The Catholic Pavilion vignette design was by studio Helio Aulard Paris which specialised in engraved postcards of Catholic saints.

Some were used for fundraising purposes including the one issued by the Catholic Church. These vignettes were sold to help build the Pavillon Catholique Pontifical  at the exhibition. The dome of which was constructed to resemble the Pope's crown and a big selling point, advertised on the booklet, was that the papal flag (yellow on the hoist side with the Vatican City coat of arms on the a white background on the right hand side) would make its exhibition debut here. 

Vignette booklet

The cover of a booklet containing 10 vignettes

In total, there were 140 pavilions with 52 different countries represented. They all had to be taken down at the close of the exhibition excepting the Catholic pavilion which was allowed to remain open and functioning until finally being taken down in November 1938.

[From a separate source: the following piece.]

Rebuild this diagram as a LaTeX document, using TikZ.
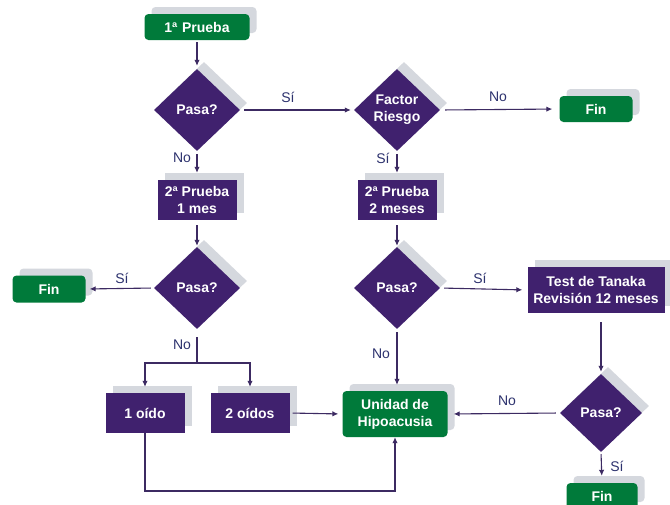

Vignett Pavilion de Tourisme

Vignette from the Couté Expo set

The majority of the vignettes were representations of the pavilions themselves. Perhaps one of the most artistic set of designs was distributed by a greengrocer. La Maison Couté, a big épicerie on the Boulevard Raspail in Paris, had the idea of distributing Expo vignettes to clients for every 10 francs they spent in their shop. The customer could stick these onto a Couté Expo souvenir sheet. There were 17 created in a slate-grey colour and they are excellent representations of the art deco style of the time. The shop refused to sell the stamps separately to collectors, only to those who spent money in their shop. They are labelled 'Serie A' implying that a second set was originally planned.

ENFIN

After 185 days of sometimes controversial and ruinous existence, the 1937 Paris Exposition Internationale des Arts et Technique closed on 25 November. 34 million people had passed through its gates, 30% less than the 1900 exposition. The government had spent hundreds of millions of francs more than it had been able to recoup. To date, France has refused to host another.